1928 - Alderson High School - 1968




Alex McLaughlin - December 4, 2012

Every so often I go with Mary Jo to visit he mother and all of her family in Tucson, Arizona.  Since it was my mother in law's 90th birthday around thanksgiving this year we decided to go to Tucson this year to celebrate both events. 


When we got to Arizona my brother in law convinced me and my son in law A. J. to play basketball with him and his teenage grandchildren. West Virginia against Arizona. We played for two hours for two days. It was hot but we were playing half court in a mildly contested half court game.

I had no illusions about even trying to defy gravity. That ability was long gone.
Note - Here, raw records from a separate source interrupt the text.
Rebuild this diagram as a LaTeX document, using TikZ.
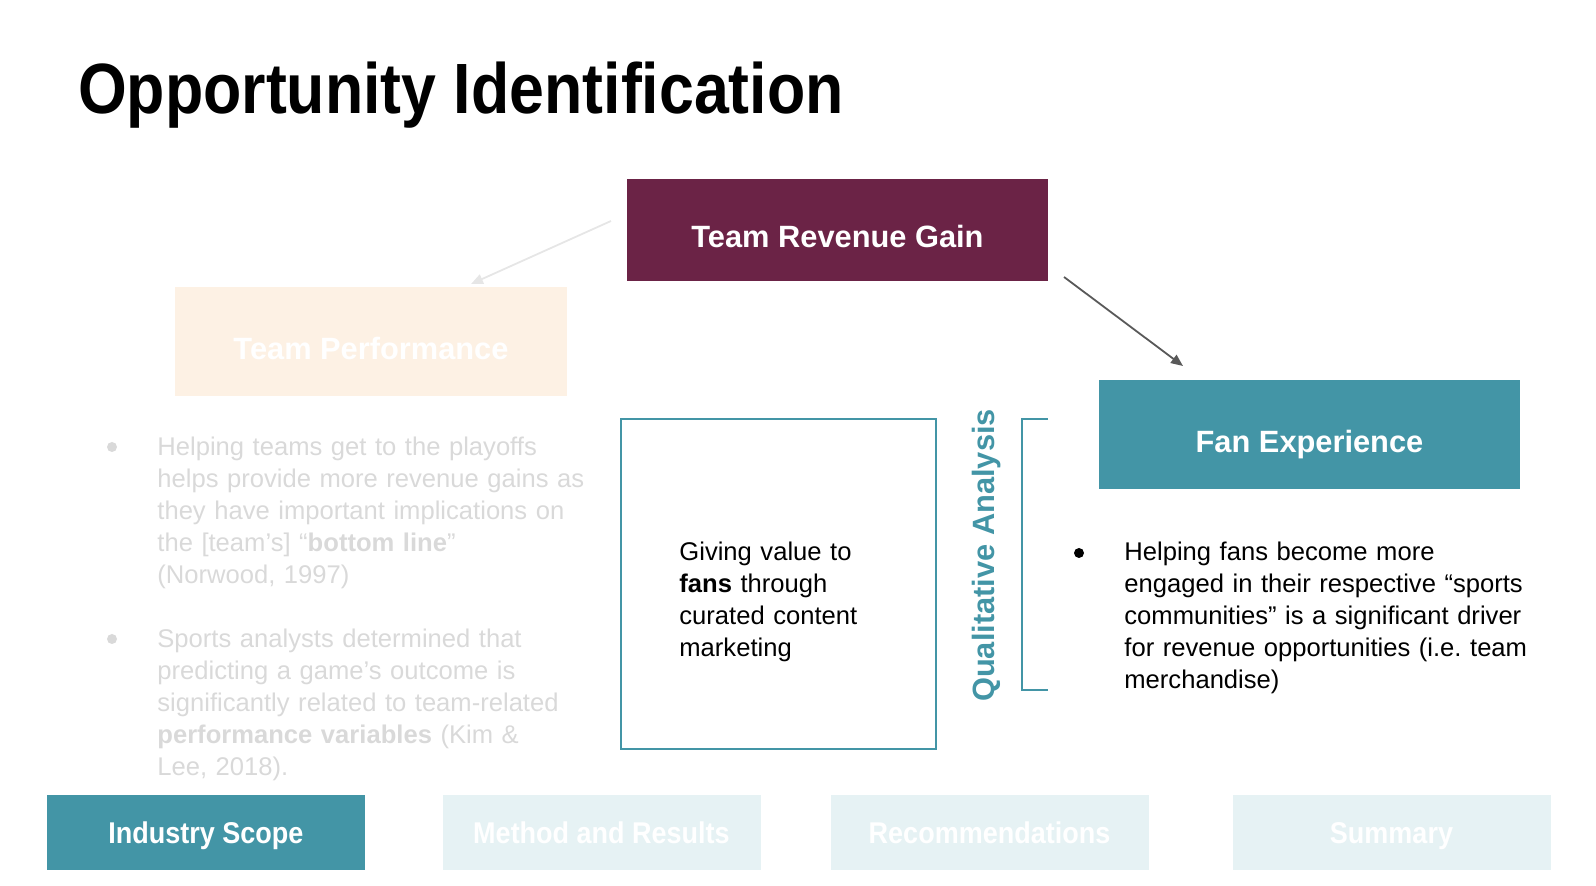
\documentclass[tikz,border=0pt]{standalone}
\usepackage{fontspec}
\usepackage{graphicx}
\setmainfont{Liberation Sans}
\usetikzlibrary{arrows.meta}
\definecolor{plum}{HTML}{6B2346}
\definecolor{fanteal}{HTML}{4395A6}
\definecolor{peach}{HTML}{FDF1E4}
\definecolor{tabfade}{HTML}{E6F2F4}
\definecolor{fadetext}{HTML}{D9D9D9}
\definecolor{fadeline}{HTML}{E6E6E6}
\definecolor{arrowgray}{HTML}{595959}
\frenchspacing
\begin{document}
\begin{tikzpicture}[x=0.5pt,y=-0.5pt,
	headbox/.style={minimum width=210.5pt,inner sep=0pt,text height=18pt,text depth=0pt,text=white,font=\bfseries\fontsize{15.4}{18}\selectfont},
	tabbox/.style={minimum width=159pt,minimum height=37.5pt,inner sep=0pt,text height=10.8pt,text depth=0pt,text=white,font=\bfseries\fontsize{15}{18}\selectfont},
	body/.style={anchor=base west,align=left,text width=230pt,inner sep=0pt,font=\fontsize{12.8}{16}\selectfont},
	bulletdot/.style={circle,inner sep=0pt,minimum size=5pt}]
	\useasboundingbox (0,0) rectangle (1596,886);
	\node [anchor=base west,font=\bfseries\fontsize{35.6}{40}\selectfont] (title) at (71,114) {\scalebox{0.88}[1]{Opportunity Identification}};
	\node [headbox,fill=plum,minimum height=51pt] (revenue) at (837.5,230) {Team Revenue Gain};
	\node [headbox,fill=peach,minimum width=196pt,minimum height=54.5pt] (performance) at (371,341.5) {Team Performance};
	\node [headbox,fill=fanteal,minimum height=54.5pt] (fans) at (1309.5,434.5) {Fan Experience};
	\coordinate (revL) at (611,221);
	\coordinate (perfT) at (471,284);
	\coordinate (revR) at (1064,277);
	\coordinate (fansT) at (1183,366);
	\draw [fadeline,line width=0.9pt,-{Triangle[length=6pt,width=5pt]}] (revL) -- (perfT);
	\draw [arrowgray,line width=0.9pt,-{Triangle[length=6pt,width=5pt]}] (revR) -- (fansT);
	\node [draw=fanteal,line width=0.8pt,minimum width=157.5pt,minimum height=165pt] (value) at (778.5,584) {};
	\node [body,text width=130pt] (valuetext) at (679,561) {Giving value to\\\textbf{fans} through\\curated content\\marketing};
	\node [rotate=90,text=fanteal,font=\bfseries\fontsize{15.4}{18}\selectfont] (qual) at (987,555.5) {Qualitative Analysis};
	\draw [fanteal,line width=0.8pt] (1048,419) -- (1022,419) -- (1022,690) -- (1048,690);
	\node [bulletdot,fill=black] (fandot) at (1079,553) {};
	\node [body,text width=220pt] (fantext) at (1124,561) {Helping fans become more\\engaged in their respective “sports\\communities” is a significant driver\\for revenue opportunities (i.e. team\\merchandise)};
	\node [bulletdot,fill=fadetext] (dot1) at (112,447) {};
	\node [body,text=fadetext] (perf1) at (157,456) {Helping teams get to the playoffs\\helps provide more revenue gains as\\they have important implications on\\the [team’s] “\textbf{bottom line}”\\(Norwood, 1997)};
	\node [bulletdot,fill=fadetext] (dot2) at (112,639) {};
	\node [body,text=fadetext] (perf2) at (157,648) {Sports analysts determined that\\predicting a game’s outcome is\\significantly related to team-related\\\textbf{performance variables} (Kim \&\\Lee, 2018).};
	\node [tabbox,fill=fanteal] (scope) at (206,832.5) {\scalebox{0.9}[1]{Industry Scope}};
	\node [tabbox,fill=tabfade] (method) at (601.5,832.5) {\scalebox{0.9}[1]{Method and Results}};
	\node [tabbox,fill=tabfade] (recs) at (989.5,832.5) {\scalebox{0.9}[1]{Recommendations}};
	\node [tabbox,fill=tabfade] (summary) at (1391.5,832.5) {\scalebox{0.9}[1]{Summary}};
\end{tikzpicture}
\end{document}
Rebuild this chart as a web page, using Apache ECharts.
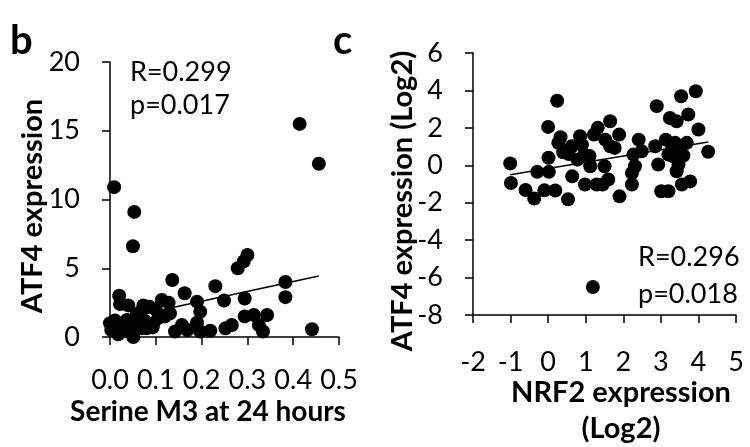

I was completely disoriented about where I was on the court and on a couple of occasions I actually tried to make a basket from under the basket, a physical impossibility unless I had been an octopus. At one point the second day I was invigorated and started running around wildly like an old man. But my dreams were for naught as the young whippersnappers ran by me as if I weren’t there.


One of my other brother in laws is a supporter of the University of Arizona football team, known to the Tucson people as U of A. Friday of that week the U of A was playing their bitter rivals Arizona State, known as ASU. He invited us to the game.

Like very other college football game, the stadium was filled with colored shirts of the home team (U of A red) and a smattering of colors of the visiting team (ASU yellow). After years of defying the convention of wearing one color or the other at a game, I broke down and wore red. I did this in part to honor my brother in laws’ loyalty to the University of Arizona. But also there were many more in red and I liked our odds if a fight broke out. 

My brother in law had seats very high up. It was a good view. My other brother, the basketball player, had primo seats. His wife is an x ray technician who sits with the team docs and is on call whenever they need to X-ray an injured player.

 It is hard to follow a game when you don't have a dog in the hunt and all of the teams look very much alike with the spread offense. Arizona surged ahead at the end of the third quarter by two touchdowns. A. J. and I left because we were un enthused and we had to catch a plane out early the next day. State in a sudden bizarre fashion ended up winning the game by one touchdown

I neglected to mention that the University of Arizona head coach is Rich Rodriguez who is from Grant Town in Marion County West Virginia. He played football at WVU, coached at WVU and later coached at Michigan before landing in Arizona. He left the coaching position at WVU under strained circumstances and some of the more insane West Virginia fans have never forgiven him for that. He is generally liked in Tucson.

Mary Jo flew back a couple of day after we did. She wanted to spend time with her mother. On the trip back from Tucson to Atlanta, she sat beside Rich Rod. She was convinced that it was him. She said he didn't say much, was polite and was on his computer most of the time. She is not a big sports fan so she didn't say anything either. When she texted me that she had sat beside him I told her to wash her hands. 


 In my previous visits to Tucson, I had been to Mexico. I wanted something different this year. I wanted to find a true southwest guru. I identified a guru in Chandler a suburb to the east of Phoenix. So I borrowed a car and headed west on US 10 that runs from Tucson to Phoenix.

The trip is through miles of arid flat desert land with an occasional mound sprouting up out of the ground. There was probably more grass or turf on the U of A field than I saw in my entire trip. There were bales and bales of cotton all along the road and the towns at the exits looked like something out of the Coen Brothers movie "No Country for Old Men”. Very appropriate title.

I drove up to the guru’s house and out he came to meet me. It was Barry Worrell, The Aldersonian guru. He looked exactly like I remembered him except he was taller and younger looking than I had imaged him.  Barry says he did not remember me growing up in the 50s but since he was older I remembered him. We had not set eyes on each other in 55 years.

We had a wonderful time talking over shared memories of Alderson for more than 4 hours. Barry's wife, Linda, who was originally from Rupert added to the memories. We did share one common non- Alderson experience. We had both seen a great blue grass group named the Seldom Scene at the Red Fox Inn in Bethesda Maryland. We both also remembered seeing an aspiring female country singer who later made it big. But we couldn't remember her name. I now remember that the one I saw was Emmy Lou Harris.

I actually saw the computer where the Aldersonian is composed and stored. It was a wonderful day and they were wonderful hosts. I learned that gurus are people too.